The network pruning algorithm based on evolutionary multi-objective (EMO) can balance the pruning rate and performance of the network. However, its population-based nature often suffers from the complex pruning optimization space and the highly resource-consuming pruning structure verification process, which limits its application. To this end, this paper proposes an EMO joint pruning with multiple sub-networks (EMO-PMS) to reduce space complexity and resource consumption. First, a divide-and-conquer EMO network pruning framework is proposed, which decomposes the complex EMO pruning task on the whole network into easier sub-tasks on multiple sub-networks. On the one hand, this decomposition reduces the pruning optimization space and decreases the optimization difficulty; on the other hand, the smaller network structure converges faster, so the computational resource consumption of the proposed algorithm is lower. Secondly, a sub-network training method based on cross-network constraints is designed so that the sub-network can process the features generated by the previous one through feature constraints. This method allows sub-networks optimized independently to collaborate better and improves the overall performance of the pruned network.
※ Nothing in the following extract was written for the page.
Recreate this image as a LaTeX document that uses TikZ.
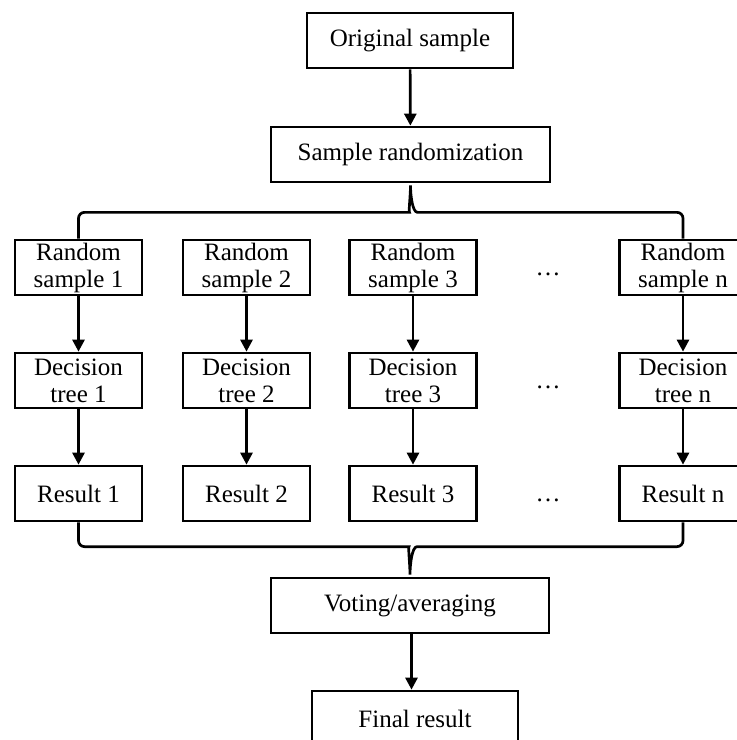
\documentclass[tikz,border=0pt]{standalone}
\usepackage{fontspec}
\setmainfont{Liberation Serif}
\usetikzlibrary{arrows.meta,calc}

\begin{document}
\begin{tikzpicture}[x=1pt, y=-1pt,
    every node/.style={font=\fontsize{25}{27}\selectfont},
    box/.style={draw, line width=2.7pt, align=center, inner sep=0pt, minimum height=55pt},
    smallbox/.style={box, minimum width=127pt},
    link/.style={line width=2.7pt},
    arr/.style={link, -{Triangle[length=12pt, width=12pt]}}]

  \useasboundingbox (0,0) rectangle (737,740);
  \clip (0,0) rectangle (737,740);

  %% Top: original sample and randomization
  \node[box, minimum width=206pt] (orig) at (410,40.5) {Original sample};
  \node[box, minimum width=279pt] (rand) at (410.5,154.5) {Sample randomization};
  \draw[arr] (orig) -- (rand);

  %% Columns: random sample -> decision tree -> result
  \foreach \i/\x in {1/78.5, 2/246.5, 3/413, n/683} {
    \node[smallbox] (rs\i) at (\x,267.5) {Random\\sample \i};
    \node[smallbox] (dt\i) at (\x,380.5) {Decision\\tree \i};
    \node[smallbox] (res\i) at (\x,493.5) {Result \i};
    \draw[arr] (rs\i) -- (dt\i);
    \draw[arr] (dt\i) -- (res\i);
  }

  % dots between column 3 and column n
  \foreach \y/\r in {275/1, 388/2, 501/3}
    \node[anchor=base] (dots\r) at (548,\y) {\dots};

  %% Brace from randomization to the samples
  \draw[link] (rs1.north) [rounded corners=6pt] |- ($(rand.south)+(-7,29)$)
    [sharp corners] .. controls +(5,0) and +(0,10) .. ($(rand.south)+(0,2)$)
    .. controls +(0,10) and +(-5,0) .. ($(rand.south)+(7,29)$)
    [rounded corners=6pt] -| (rsn.north);

  %% Bottom: voting and final result
  \node[box, minimum width=278pt] (vote) at (410,605.5) {Voting/averaging};
  \node[box, minimum width=206pt] (final) at (415,718.5) {Final result};

  % brace from the results to voting
  \draw[link] (res1.south) [rounded corners=6pt] |- ($(vote.north)+(-7,-30)$)
    [sharp corners] .. controls +(5,0) and +(0,-10) .. ($(vote.north)+(0,-2)$)
    .. controls +(0,-10) and +(-5,0) .. ($(vote.north)+(7,-30)$)
    [rounded corners=6pt] -| (resn.south);

  \coordinate (voteout) at ($(vote.south)+(1.5,0)$);
  \draw[arr] (voteout) -- (voteout |- final.north);

\end{tikzpicture}
\end{document}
Finally, a multiple sub-networks joint pruning method based on EMO is proposed. For one thing, it can accurately measure the feature processing capability of the sub-networks with the pre-trained feature selector. For another, it can combine multi-objective pruning results on multiple sub-networks through global performance impairment ranking to design a joint pruning scheme. The proposed algorithm is validated on three datasets with different challenging. Compared with fifteen advanced pruning algorithms, the experiment results exhibit the effectiveness and efficiency of the proposed algorithm.